Logo, propusemos que se refletisse sobre se gênero
era uma construção social ou não, perguntando a razão de uma pessoa na infância
ganhar uma boneca e outra um carinho, ou o motivo pelo qual uma usa rosa e
outra azul. Na instigação inicial notamos nas respostas que as justificativas
eram de base biológica e religiosa, com raras opiniões em se colocasse como uma
construção. Era como algo determinado, ou você é mulher ou homem, pela
genitália e forma física e que embora de maneira não clara definia os lugares
sociais.
Por conseguinte, quando chegamos aos grupos de
debate que foram formados entre as alunas e alunos, com a mediação das e dos
bolsistas, a problemática da construção histórica do conceito se impunha, então
diferenciar sexualidade e identidade de gênero era fundamental para se chegar a
reflexão da construção dos lugares sociais e também para incorporar outras
questões que envolviam a cidadania e periferia. O debate no grupo em ficaram
Sabrina, Gabriel e Thaysa, as/os estudantes foram instigados a opinarem sobre a
exposição inicial articulando com o documentário, em sua maioria as opiniões
diziam a respeito às experiências que tinham em suas famílias e nos lugares de
seu cotidiano, como a escola.
O que surpreendeu foi o fato de que no grupo, não
homogêneo quanto a identificação de gênero, as maiores manifestações de
reflexão foram dos discentes que se identificavam como o gênero masculino. Mas,
ainda, expressavam uma concepção de lugar para as mulheres que naturalizava e
não estabelecia conflito, com exceção de duas opiniões que se baseavam a
vivência de uma menina e de um menino lgbt (ambos se identificavam desta forma
respectivamente). Nas duas opiniões se expressavam contrárias a concepção de
essência masculina ou feminina, embora identificassem que socialmente era tida
como inata. E a medida, em que foram falando outros também se colocaram, não em
posição de enfrentamento, mas acrescentando informações. Essa interação
possibilitou que se questionassem a razão pela qual se discutir nesta
temporalidade sobre gênero, as respostas se deram no âmbito de haver uma
abertura de espaço diante da pluralidade.

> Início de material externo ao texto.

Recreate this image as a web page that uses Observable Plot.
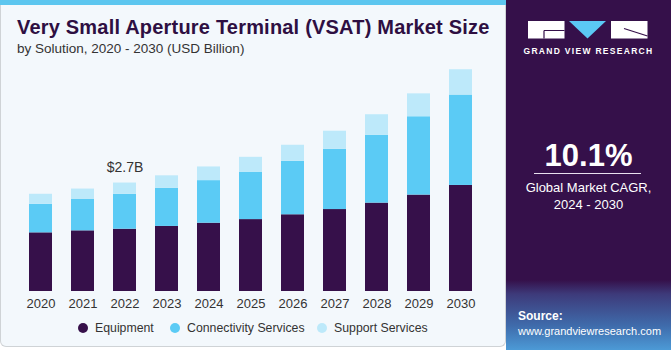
<!DOCTYPE html>
<html>
<head>
<meta charset="utf-8">
<script src="https://cdn.jsdelivr.net/npm/d3@7"></script>
<script src="https://cdn.jsdelivr.net/npm/@observablehq/plot@0.6"></script>
<style>
  html, body { margin: 0; padding: 0; background: #ffffff; }
  body { width: 671px; height: 350px; position: relative; overflow: hidden; font-family: "Liberation Sans", Arial, sans-serif; }
  #left { position: absolute; left: 0; top: 0; width: 504px; height: 346px; background: #f3f8fc;
          border: 1.5px solid #cfd3d6; border-top: none; border-radius: 0 0 6px 6px; }
  #stripe { position: absolute; left: 0; top: 0; width: 506px; height: 5px; background: #5cc6ef; }
  #title { position: absolute; left: 17px; top: 16px; font-size: 20px; font-weight: bold; color: #2e0f42; white-space: nowrap; letter-spacing: 0.2px; }
  #subtitle { position: absolute; left: 17px; top: 41px; font-size: 13.5px; color: #333; white-space: nowrap; }
  #chart { position: absolute; left: 0; top: 55px; }
  #legend { position: absolute; top: 321px; left: 0; font-size: 12.3px; color: #333; }
  .li { position: absolute; white-space: nowrap; display: flex; align-items: center; }
  .dot { width: 10px; height: 10px; border-radius: 50%; display: inline-block; margin-right: 7px; }
  #right { position: absolute; left: 506px; top: 0; width: 165px; height: 350px;
           background: linear-gradient(to bottom, #35104a 0%, #35104a 80%, #3d3a7a 84%, #3f6bab 93%, #4c9ad6 100%); color: #fff; }
  #gvr { position: absolute; left: 0; top: 46px; width: 165px; text-align: center; font-size: 8.5px; font-weight: bold; letter-spacing: 1.3px; color: #fff; }
  #cagr { position: absolute; left: 0; top: 138px; width: 165px; text-align: center; font-size: 31px; font-weight: bold; }
  #rule { position: absolute; left: 28px; top: 173px; width: 107px; height: 1px; background: #e8e0ee; }
  #cagrtxt { position: absolute; left: 0; top: 179px; width: 165px; text-align: center; font-size: 13px; line-height: 17px; }
  #src { position: absolute; left: 12px; top: 309px; font-size: 11px; line-height: 15px; }
  #src b { font-size: 12px; }
</style>
</head>
<body>
<div id="left"></div>
<div id="stripe"></div>
<div id="title">Very Small Aperture Terminal (VSAT) Market Size</div>
<div id="subtitle">by Solution, 2020 - 2030 (USD Billion)</div>
<div id="chart"></div>
<div id="legend"></div>
<div id="right">
  <svg width="165" height="45" style="position:absolute;left:0;top:0">
    <rect x="22" y="21" width="36.5" height="17.5" fill="#fff"/>
    <path d="M38 30.5 H58.5 M38 30.5 V38.5" stroke="#35104a" stroke-width="1.2" fill="none"/>
    <polygon points="63,21 100,21 81.5,38.5" fill="#5bc8f5"/>
    <rect x="105" y="21" width="36.5" height="17.5" fill="#fff"/>
    <path d="M118 28.5 L141.5 36" stroke="#35104a" stroke-width="1.2" fill="none"/>
  </svg>
  <div id="gvr">GRAND VIEW RESEARCH</div>
  <div id="cagr">10.1%</div>
  <div id="rule"></div>
  <div id="cagrtxt">Global Market CAGR,<br>2024 - 2030</div>
  <div id="src"><b>Source:</b><br>www.grandviewresearch.com</div>
</div>
<script>
const years = [2020, 2021, 2022, 2023, 2024, 2025, 2026, 2027, 2028, 2029, 2030];
const segments = ["Equipment", "Connectivity Services", "Support Services"];
const equipment    = [1.46, 1.51, 1.55, 1.62, 1.70, 1.79, 1.91, 2.04, 2.20, 2.40, 2.64];
const connectivity = [0.71, 0.78, 0.87, 0.95, 1.06, 1.18, 1.33, 1.50, 1.69, 1.95, 2.25];
const support      = [0.25, 0.26, 0.28, 0.31, 0.34, 0.37, 0.40, 0.45, 0.51, 0.57, 0.63];
const colors = ["#36104a", "#5bcbf5", "#bde9fa"];
const annotations = [{year: 2022, label: "$2.7B"}];

const series = [equipment, connectivity, support];
const data = years.flatMap((year, i) =>
  segments.map((segment, s) => ({year, segment, value: series[s][i]})));
const totals = years.map((year, i) => ({year, total: equipment[i] + connectivity[i] + support[i]}));
const annotData = annotations.map(a => ({...a, total: totals.find(t => t.year === a.year).total}));

const chart = Plot.plot({
  width: 505,
  height: 255,
  marginLeft: 10,
  marginRight: 13,
  marginTop: 3,
  marginBottom: 19,
  style: {background: "transparent", fontFamily: "Liberation Sans, Arial, sans-serif", fontSize: "13px", color: "#333"},
  x: {domain: years, padding: 0.45, tickSize: 0, tickPadding: 7, label: null, tickFormat: d => String(d)},
  y: {domain: [0, 5.8], axis: null},
  color: {domain: segments, range: colors},
  marks: [
    Plot.barY(data, {x: "year", y: "value", fill: "segment"}),
    Plot.text(annotData, {x: "year", y: "total", text: "label", dy: -16, fontSize: 14, fill: "#333"})
  ]
});
document.getElementById("chart").appendChild(chart);

const legendPos = [78, 170, 317];
const legend = document.getElementById("legend");
segments.forEach((s, i) => {
  const el = document.createElement("div");
  el.className = "li";
  el.style.left = legendPos[i] + "px";
  el.innerHTML = `<span class="dot" style="background:${colors[i]}"></span>${s}`;
  legend.appendChild(el);
});
</script>
</body>
</html>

Essa abertura, segundo a opinião discente, teria
sido permitida em razão das mulheres estarem ocupando lugares aos quais antes
não tinham acesso, e quando percebiam as mulheres no documentário que eram mães
e não tinham um companheiro as viam como independentes e mesmo naquelas que
tinham companheiros percebiam o desejo de que as filhas tivessem os destinos
profissionais diferente dos seus.
Por fim, uma concepção de que há uma dinâmica
histórica que coloca questões ao corpo da sociedade em épocas distintas e que
isso afeta as relações foi evidenciada na construção em grupo, embora não
havido tempo para prosseguir com o aprofundamento desta noção para
problematizar a fundo a questão da constituição dos lugares sociais a partir do
conceito de gênero.
De todo modo, o fato de se ter apreendido que
existe, de uma temporalidade para outra, mudanças foi importante, pois se
constituiu em uma chave interpretativa por meio da qual as e os estudantes,
puderam realizar as atividades que exigiam uma articulação entre os conceitos e
a dinâmica das mudanças geracionais, com a finalidade de se constituir um saber
histórico diante do partilhamento de experiências das mulheres que foram
entrevistadas pelas e pelos discentes.
Diante do exposto, a compreensão de que é na
interação que forma a identidade docente é basilar. À medida que respeitar e
ouvir as opiniões discentes, entendendo que estas são pessoas que trazem
consigo práticas, costumes que falam de seus lugares e produzem saberes,
fortalecem a concepção de uma educação inclusiva e rompe com uma estrutura que
promove a exclusão ao estabelecer mecanismos que distinguem as pessoas e
perpetuam desigualdades que se fundam em visões de mundo que concebem a
discriminação como algo natural. Incluir é estimular à empatia, afetos, a construção
de conhecimento através do compartilhamento em prol de uma sociedade na qual
haja igualdade de direitos e condições.